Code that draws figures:
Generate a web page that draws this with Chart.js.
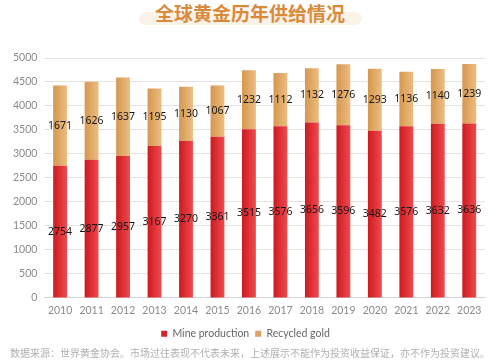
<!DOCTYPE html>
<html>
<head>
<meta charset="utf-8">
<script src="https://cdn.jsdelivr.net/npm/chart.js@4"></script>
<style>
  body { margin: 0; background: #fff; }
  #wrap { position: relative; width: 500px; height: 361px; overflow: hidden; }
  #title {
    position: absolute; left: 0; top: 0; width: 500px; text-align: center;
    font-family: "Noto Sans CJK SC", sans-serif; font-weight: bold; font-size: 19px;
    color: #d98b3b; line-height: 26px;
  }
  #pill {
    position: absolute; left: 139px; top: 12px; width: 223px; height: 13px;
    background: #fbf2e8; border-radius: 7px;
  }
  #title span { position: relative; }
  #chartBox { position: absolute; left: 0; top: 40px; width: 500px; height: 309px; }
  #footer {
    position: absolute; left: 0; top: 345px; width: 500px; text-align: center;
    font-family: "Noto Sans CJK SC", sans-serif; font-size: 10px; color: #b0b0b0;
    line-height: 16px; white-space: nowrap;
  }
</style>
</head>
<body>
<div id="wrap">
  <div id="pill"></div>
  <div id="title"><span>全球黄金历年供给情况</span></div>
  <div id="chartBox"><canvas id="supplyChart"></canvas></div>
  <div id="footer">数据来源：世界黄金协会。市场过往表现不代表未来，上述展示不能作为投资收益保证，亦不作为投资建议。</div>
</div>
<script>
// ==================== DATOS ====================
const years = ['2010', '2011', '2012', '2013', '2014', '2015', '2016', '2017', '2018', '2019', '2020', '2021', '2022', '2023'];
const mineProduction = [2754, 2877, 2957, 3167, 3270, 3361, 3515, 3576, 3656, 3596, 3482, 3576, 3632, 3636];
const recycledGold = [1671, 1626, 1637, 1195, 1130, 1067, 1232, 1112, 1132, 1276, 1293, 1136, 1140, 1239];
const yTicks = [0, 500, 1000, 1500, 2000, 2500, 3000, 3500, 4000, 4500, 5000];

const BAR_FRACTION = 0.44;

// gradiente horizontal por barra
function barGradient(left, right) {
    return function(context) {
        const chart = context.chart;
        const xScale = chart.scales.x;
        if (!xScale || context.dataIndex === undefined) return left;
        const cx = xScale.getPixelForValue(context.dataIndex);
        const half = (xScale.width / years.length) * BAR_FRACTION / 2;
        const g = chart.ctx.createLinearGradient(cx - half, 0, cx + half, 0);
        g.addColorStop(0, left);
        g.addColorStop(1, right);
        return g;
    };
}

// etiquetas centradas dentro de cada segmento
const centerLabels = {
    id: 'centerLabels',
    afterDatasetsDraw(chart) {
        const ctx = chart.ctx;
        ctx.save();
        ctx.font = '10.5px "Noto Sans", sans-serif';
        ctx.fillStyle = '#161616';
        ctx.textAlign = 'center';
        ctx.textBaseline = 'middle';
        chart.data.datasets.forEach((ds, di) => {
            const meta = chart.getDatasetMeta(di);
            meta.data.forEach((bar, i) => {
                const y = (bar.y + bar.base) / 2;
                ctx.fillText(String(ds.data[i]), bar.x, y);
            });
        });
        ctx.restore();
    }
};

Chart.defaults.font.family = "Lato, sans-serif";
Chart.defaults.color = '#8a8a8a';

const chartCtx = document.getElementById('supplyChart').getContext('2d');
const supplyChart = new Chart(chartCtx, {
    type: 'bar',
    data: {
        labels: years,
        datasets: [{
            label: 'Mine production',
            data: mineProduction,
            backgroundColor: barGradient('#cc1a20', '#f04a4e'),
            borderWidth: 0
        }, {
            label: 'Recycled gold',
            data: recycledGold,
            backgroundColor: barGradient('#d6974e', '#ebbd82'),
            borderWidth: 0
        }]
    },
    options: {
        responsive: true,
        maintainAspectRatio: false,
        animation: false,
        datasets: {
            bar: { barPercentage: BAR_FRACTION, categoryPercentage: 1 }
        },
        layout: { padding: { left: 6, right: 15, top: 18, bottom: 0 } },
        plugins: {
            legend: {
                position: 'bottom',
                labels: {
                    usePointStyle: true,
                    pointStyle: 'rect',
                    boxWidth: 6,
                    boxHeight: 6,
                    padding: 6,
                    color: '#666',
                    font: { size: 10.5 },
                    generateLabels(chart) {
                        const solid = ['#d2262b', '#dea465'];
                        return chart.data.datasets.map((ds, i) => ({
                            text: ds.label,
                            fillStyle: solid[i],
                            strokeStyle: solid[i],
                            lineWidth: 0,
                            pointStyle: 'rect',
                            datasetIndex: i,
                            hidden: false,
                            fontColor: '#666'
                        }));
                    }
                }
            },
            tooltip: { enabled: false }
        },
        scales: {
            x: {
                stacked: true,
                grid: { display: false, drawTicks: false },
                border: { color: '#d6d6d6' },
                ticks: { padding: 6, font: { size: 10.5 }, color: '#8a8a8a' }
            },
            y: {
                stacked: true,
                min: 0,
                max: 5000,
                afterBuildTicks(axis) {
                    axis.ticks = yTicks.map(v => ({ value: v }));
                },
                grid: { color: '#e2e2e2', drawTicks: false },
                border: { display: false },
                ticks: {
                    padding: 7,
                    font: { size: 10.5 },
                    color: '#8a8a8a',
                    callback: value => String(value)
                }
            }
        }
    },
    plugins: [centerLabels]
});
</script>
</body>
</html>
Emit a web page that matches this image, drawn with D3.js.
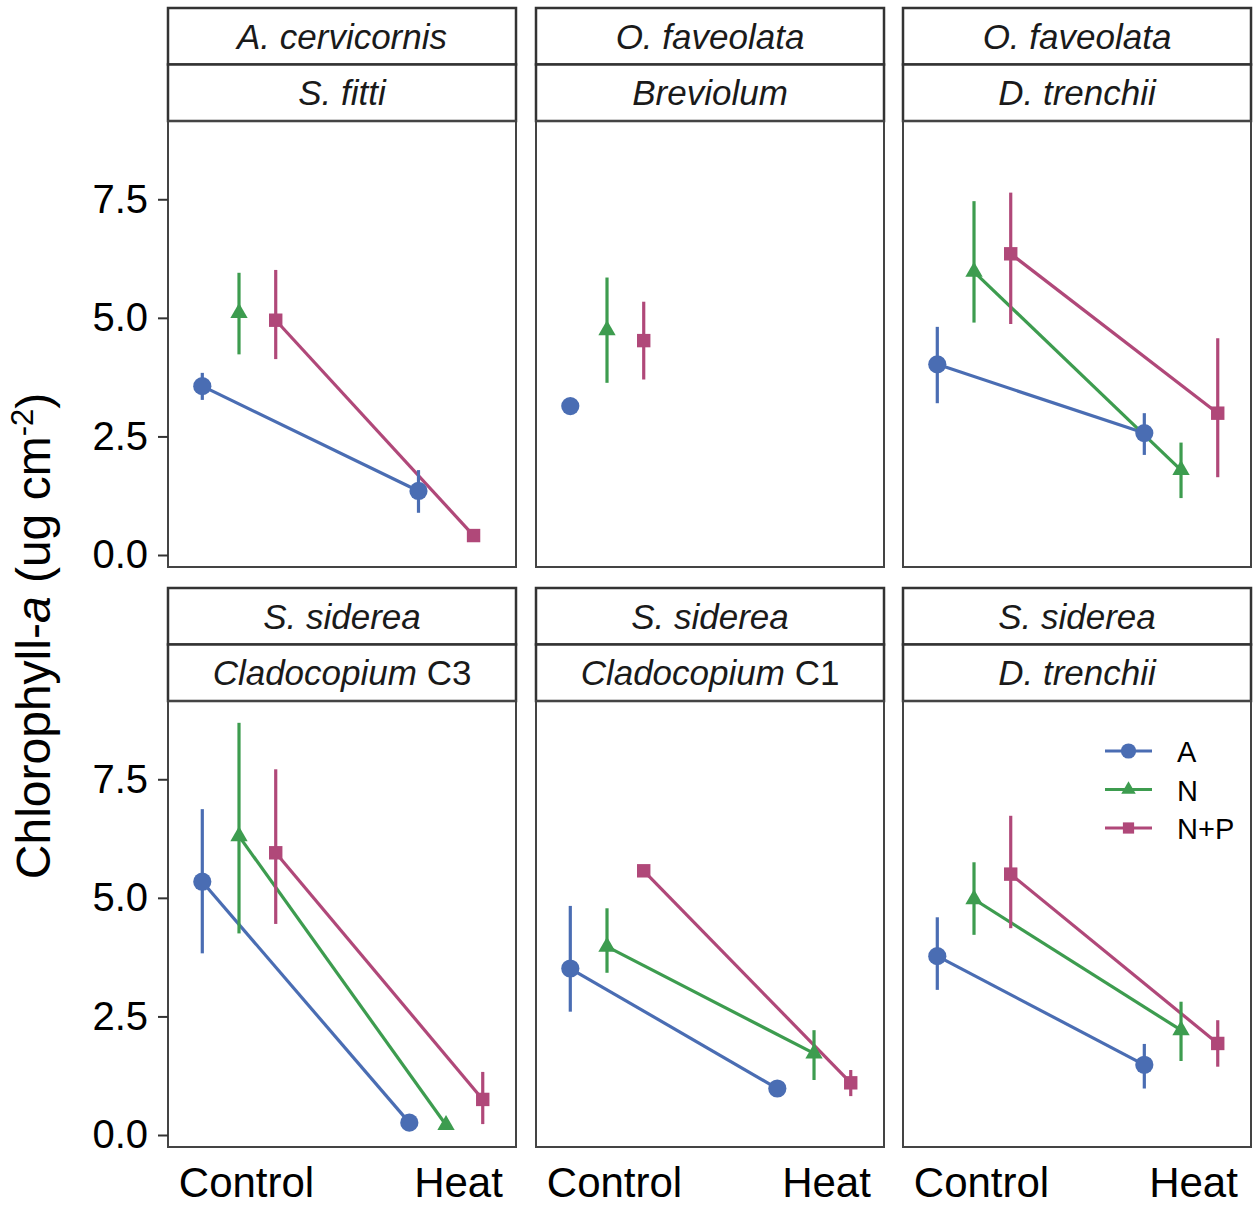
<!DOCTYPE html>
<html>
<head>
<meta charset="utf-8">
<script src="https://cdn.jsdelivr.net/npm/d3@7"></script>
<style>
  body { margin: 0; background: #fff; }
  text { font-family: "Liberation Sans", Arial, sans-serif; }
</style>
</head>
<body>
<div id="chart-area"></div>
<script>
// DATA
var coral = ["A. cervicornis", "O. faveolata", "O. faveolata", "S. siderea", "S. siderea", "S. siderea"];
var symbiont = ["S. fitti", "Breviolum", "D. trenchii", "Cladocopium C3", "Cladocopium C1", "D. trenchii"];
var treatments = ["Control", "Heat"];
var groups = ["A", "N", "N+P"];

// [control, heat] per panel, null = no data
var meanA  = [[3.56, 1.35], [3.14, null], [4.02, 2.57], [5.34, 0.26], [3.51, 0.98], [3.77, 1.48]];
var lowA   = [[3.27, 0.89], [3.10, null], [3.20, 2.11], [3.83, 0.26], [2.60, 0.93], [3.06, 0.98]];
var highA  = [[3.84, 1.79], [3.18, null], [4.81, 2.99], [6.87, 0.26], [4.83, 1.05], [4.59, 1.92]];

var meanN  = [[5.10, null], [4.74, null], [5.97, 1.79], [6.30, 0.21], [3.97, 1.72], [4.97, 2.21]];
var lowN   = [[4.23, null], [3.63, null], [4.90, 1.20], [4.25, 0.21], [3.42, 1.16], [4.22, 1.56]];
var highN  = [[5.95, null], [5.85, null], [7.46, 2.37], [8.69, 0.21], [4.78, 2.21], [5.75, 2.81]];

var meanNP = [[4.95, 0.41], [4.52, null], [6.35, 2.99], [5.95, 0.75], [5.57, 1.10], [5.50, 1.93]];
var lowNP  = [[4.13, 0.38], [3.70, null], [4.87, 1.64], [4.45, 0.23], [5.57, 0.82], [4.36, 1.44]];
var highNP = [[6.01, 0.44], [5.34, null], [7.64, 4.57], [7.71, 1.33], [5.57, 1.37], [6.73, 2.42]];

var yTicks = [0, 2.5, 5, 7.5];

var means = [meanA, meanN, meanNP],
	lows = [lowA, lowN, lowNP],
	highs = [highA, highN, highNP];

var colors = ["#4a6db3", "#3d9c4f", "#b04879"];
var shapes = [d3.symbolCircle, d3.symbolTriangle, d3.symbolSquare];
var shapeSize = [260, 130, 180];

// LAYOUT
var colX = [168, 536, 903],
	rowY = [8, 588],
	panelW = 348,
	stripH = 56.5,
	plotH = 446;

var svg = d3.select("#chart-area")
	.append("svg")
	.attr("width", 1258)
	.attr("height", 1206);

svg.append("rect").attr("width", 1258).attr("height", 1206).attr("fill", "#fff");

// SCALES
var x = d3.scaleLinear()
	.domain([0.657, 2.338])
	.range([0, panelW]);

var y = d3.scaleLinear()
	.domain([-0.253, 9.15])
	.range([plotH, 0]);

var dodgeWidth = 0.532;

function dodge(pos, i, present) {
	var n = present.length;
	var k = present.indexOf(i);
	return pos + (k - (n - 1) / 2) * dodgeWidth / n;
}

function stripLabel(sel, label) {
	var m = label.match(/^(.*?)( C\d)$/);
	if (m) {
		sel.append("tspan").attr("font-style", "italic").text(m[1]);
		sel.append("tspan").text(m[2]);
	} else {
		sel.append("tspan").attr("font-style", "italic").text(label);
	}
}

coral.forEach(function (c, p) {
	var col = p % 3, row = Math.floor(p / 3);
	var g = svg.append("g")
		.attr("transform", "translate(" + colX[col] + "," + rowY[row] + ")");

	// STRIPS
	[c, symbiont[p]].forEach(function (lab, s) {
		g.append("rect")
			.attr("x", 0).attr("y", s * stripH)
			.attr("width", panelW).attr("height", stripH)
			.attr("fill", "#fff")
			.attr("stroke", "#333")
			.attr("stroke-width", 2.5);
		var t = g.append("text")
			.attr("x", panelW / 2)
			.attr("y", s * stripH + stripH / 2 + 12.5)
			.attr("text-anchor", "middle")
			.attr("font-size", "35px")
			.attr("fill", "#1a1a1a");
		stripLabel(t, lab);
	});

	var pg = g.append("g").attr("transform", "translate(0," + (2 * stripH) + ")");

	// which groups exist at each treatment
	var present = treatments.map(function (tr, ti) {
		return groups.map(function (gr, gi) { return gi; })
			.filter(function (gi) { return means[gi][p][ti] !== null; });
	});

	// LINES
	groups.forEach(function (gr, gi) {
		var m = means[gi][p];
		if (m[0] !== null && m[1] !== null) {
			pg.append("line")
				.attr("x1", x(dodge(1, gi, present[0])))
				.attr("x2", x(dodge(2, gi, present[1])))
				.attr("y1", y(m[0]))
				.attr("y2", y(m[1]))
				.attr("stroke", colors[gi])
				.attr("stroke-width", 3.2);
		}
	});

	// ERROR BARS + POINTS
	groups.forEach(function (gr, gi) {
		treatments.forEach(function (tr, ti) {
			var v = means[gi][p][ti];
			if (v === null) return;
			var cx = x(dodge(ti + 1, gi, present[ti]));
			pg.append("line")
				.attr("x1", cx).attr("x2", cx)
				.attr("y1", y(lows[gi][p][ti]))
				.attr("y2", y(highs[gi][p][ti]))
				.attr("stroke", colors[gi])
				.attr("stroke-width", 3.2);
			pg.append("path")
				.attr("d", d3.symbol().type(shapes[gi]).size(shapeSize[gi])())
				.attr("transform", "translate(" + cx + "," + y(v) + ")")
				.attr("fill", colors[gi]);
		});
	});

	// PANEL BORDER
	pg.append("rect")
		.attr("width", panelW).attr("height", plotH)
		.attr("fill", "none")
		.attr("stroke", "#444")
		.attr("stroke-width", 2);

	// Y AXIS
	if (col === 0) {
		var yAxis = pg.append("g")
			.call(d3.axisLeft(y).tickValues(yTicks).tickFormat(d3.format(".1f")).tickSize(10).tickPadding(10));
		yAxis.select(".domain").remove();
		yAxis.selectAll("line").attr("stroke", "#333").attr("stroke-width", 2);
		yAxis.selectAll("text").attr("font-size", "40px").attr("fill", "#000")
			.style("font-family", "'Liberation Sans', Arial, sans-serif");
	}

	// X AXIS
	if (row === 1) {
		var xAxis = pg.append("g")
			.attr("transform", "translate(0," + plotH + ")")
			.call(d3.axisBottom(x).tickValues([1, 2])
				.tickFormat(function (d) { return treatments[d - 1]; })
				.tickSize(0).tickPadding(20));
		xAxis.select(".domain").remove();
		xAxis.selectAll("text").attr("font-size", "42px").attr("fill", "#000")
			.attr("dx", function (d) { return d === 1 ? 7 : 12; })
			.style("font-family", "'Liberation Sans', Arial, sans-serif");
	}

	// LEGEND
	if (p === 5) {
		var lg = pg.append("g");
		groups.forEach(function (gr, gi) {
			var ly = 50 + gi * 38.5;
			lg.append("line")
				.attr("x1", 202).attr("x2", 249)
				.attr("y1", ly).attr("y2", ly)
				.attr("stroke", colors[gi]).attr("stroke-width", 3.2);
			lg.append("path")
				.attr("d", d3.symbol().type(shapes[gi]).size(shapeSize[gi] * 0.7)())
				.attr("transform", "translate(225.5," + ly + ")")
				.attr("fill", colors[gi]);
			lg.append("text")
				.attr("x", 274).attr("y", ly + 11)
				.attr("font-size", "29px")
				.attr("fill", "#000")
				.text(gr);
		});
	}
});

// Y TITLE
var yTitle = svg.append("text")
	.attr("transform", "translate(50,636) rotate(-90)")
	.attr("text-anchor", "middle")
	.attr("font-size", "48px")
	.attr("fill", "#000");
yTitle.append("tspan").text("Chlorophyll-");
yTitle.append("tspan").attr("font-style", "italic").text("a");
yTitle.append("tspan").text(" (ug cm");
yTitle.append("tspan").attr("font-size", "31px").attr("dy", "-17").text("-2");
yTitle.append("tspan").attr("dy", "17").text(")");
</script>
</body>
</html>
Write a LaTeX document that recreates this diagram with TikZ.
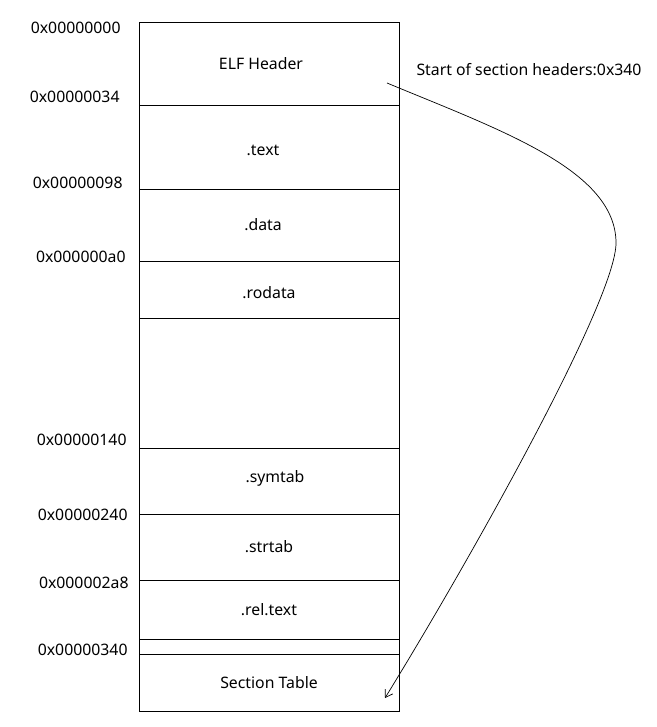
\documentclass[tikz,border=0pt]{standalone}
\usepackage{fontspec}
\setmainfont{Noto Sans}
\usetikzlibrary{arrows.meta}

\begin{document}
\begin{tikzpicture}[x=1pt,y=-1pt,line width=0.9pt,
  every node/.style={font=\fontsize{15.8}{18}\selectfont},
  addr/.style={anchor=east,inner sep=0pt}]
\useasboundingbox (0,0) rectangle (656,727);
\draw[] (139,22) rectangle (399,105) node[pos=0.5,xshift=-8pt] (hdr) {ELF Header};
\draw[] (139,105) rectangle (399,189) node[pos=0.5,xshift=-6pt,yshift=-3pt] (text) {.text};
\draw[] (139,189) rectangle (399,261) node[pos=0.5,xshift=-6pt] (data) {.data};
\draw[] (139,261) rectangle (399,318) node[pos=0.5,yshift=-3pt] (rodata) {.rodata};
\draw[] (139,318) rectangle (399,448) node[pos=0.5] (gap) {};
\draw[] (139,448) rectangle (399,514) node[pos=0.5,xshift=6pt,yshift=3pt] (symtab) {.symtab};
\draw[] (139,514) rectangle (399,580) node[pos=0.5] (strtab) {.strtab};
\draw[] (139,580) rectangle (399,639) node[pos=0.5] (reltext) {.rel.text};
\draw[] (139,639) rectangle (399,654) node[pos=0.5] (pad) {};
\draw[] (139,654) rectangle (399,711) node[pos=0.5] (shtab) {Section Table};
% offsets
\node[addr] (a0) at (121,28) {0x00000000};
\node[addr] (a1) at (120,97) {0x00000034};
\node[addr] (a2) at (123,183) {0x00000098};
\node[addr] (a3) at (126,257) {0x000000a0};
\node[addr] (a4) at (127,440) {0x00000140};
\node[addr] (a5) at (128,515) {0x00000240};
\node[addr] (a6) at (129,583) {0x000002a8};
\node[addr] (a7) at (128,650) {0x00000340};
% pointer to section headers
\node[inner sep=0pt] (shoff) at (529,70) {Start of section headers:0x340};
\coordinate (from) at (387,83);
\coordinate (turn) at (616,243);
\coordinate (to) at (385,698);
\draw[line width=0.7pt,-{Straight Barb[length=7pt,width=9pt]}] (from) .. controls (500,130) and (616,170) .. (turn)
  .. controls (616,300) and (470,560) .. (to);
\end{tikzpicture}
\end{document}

● Task requirements
Quote only what lies between the first line of the records and the line containing "const BAR_FRACTION = 0.44;", please, including both lines and excluding images.

● Complete response
Generate a web page that draws this with Chart.js.
<!DOCTYPE html>
<html>
<head>
<meta charset="utf-8">
<script src="https://cdn.jsdelivr.net/npm/chart.js@4"></script>
<style>
  body { margin: 0; background: #fff; }
  #wrap { position: relative; width: 500px; height: 361px; overflow: hidden; }
  #title {
    position: absolute; left: 0; top: 0; width: 500px; text-align: center;
    font-family: "Noto Sans CJK SC", sans-serif; font-weight: bold; font-size: 19px;
    color: #d98b3b; line-height: 26px;
  }
  #pill {
    position: absolute; left: 139px; top: 12px; width: 223px; height: 13px;
    background: #fbf2e8; border-radius: 7px;
  }
  #title span { position: relative; }
  #chartBox { position: absolute; left: 0; top: 40px; width: 500px; height: 309px; }
  #footer {
    position: absolute; left: 0; top: 345px; width: 500px; text-align: center;
    font-family: "Noto Sans CJK SC", sans-serif; font-size: 10px; color: #b0b0b0;
    line-height: 16px; white-space: nowrap;
  }
</style>
</head>
<body>
<div id="wrap">
  <div id="pill"></div>
  <div id="title"><span>全球黄金历年供给情况</span></div>
  <div id="chartBox"><canvas id="supplyChart"></canvas></div>
  <div id="footer">数据来源：世界黄金协会。市场过往表现不代表未来，上述展示不能作为投资收益保证，亦不作为投资建议。</div>
</div>
<script>
// ==================== DATOS ====================
const years = ['2010', '2011', '2012', '2013', '2014', '2015', '2016', '2017', '2018', '2019', '2020', '2021', '2022', '2023'];
const mineProduction = [2754, 2877, 2957, 3167, 3270, 3361, 3515, 3576, 3656, 3596, 3482, 3576, 3632, 3636];
const recycledGold = [1671, 1626, 1637, 1195, 1130, 1067, 1232, 1112, 1132, 1276, 1293, 1136, 1140, 1239];
const yTicks = [0, 500, 1000, 1500, 2000, 2500, 3000, 3500, 4000, 4500, 5000];

const BAR_FRACTION = 0.44;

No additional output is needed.